**Job**
Using the data beneath this instruction, retype only the lines from the one that contains "Give me the matplotlib source for this chart." down to the one that contains "y_ticks = [50, 60, 70, 80, 90]", both included, exactly as they appear.

**Extracted entries**
....
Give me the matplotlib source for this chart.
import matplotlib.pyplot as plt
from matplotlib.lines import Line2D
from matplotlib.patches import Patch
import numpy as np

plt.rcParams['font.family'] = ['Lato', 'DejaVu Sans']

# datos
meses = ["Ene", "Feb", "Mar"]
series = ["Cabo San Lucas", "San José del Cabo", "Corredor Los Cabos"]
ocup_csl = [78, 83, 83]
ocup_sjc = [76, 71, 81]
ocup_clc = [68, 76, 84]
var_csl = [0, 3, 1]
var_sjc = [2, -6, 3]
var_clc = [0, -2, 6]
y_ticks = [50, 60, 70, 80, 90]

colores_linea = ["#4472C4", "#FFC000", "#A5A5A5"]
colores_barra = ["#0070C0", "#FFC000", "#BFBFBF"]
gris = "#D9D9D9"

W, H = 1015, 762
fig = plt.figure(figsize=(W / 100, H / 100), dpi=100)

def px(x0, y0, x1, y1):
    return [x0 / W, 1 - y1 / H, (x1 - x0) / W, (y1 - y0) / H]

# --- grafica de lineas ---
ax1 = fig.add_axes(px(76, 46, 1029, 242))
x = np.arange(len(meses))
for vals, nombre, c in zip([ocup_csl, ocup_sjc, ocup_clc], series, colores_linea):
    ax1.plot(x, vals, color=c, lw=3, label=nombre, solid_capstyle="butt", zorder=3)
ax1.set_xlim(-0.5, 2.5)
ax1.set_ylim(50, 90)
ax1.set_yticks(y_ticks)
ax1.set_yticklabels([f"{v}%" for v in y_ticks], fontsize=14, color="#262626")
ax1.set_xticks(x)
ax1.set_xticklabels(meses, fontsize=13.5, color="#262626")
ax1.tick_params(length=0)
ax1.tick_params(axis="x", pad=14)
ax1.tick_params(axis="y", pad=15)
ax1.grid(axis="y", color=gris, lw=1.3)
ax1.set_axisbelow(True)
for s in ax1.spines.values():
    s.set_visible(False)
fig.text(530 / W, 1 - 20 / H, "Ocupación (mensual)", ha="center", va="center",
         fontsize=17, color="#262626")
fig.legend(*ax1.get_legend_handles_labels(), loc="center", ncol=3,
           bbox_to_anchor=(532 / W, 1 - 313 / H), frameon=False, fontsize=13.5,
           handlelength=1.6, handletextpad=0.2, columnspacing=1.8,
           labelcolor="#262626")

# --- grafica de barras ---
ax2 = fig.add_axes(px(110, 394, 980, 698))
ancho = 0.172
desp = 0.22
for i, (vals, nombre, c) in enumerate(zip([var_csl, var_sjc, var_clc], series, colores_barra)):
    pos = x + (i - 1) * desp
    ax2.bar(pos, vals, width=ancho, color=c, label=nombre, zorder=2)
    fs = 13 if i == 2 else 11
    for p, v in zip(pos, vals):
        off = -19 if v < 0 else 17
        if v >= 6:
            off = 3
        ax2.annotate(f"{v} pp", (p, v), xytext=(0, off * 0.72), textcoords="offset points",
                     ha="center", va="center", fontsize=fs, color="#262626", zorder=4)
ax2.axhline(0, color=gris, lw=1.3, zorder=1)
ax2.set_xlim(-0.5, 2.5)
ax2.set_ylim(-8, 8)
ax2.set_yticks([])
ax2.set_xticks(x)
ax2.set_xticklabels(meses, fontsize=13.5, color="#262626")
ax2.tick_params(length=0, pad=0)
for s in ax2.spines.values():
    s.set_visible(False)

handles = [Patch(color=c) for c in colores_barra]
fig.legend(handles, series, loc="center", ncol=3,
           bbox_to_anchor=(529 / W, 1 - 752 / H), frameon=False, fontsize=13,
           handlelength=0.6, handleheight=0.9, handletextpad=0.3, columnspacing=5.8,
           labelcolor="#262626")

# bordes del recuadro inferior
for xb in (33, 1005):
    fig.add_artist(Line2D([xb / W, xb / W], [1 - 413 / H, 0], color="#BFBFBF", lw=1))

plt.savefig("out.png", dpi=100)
....
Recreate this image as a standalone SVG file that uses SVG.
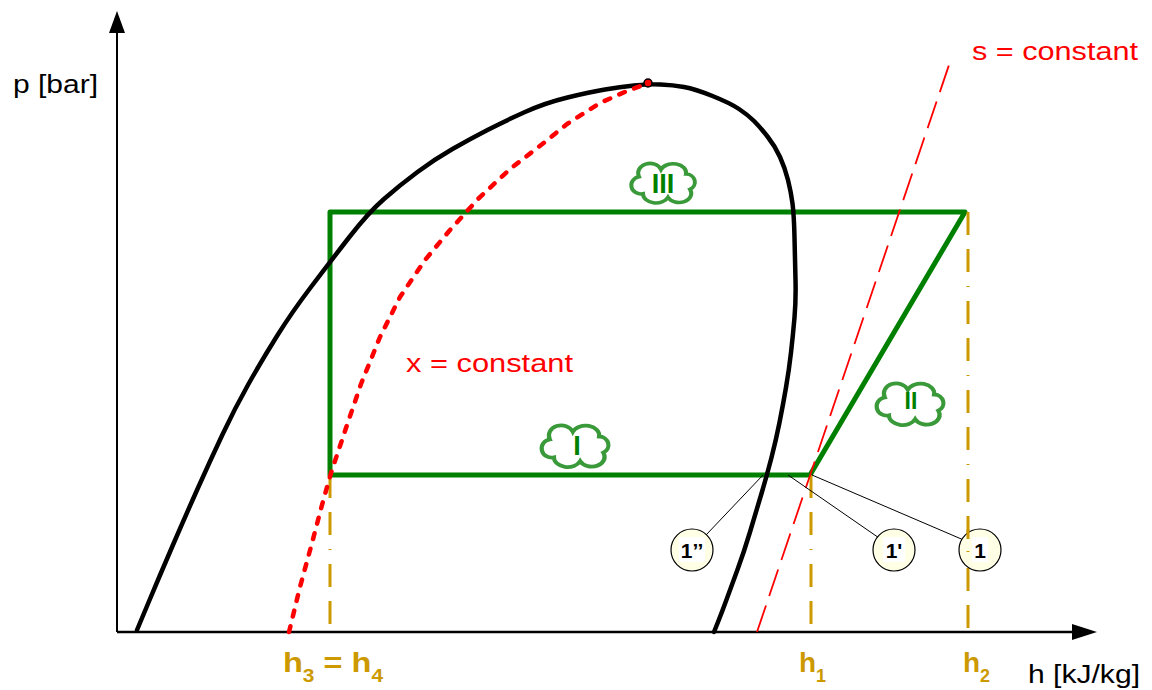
....
**Result of the exercise**
Give me the matplotlib source for this chart.
import matplotlib.pyplot as plt
from matplotlib.lines import Line2D
from matplotlib.patches import Patch
import numpy as np

plt.rcParams['font.family'] = ['Lato', 'DejaVu Sans']

# datos
meses = ["Ene", "Feb", "Mar"]
series = ["Cabo San Lucas", "San José del Cabo", "Corredor Los Cabos"]
ocup_csl = [78, 83, 83]
ocup_sjc = [76, 71, 81]
ocup_clc = [68, 76, 84]
var_csl = [0, 3, 1]
var_sjc = [2, -6, 3]
var_clc = [0, -2, 6]
y_ticks = [50, 60, 70, 80, 90]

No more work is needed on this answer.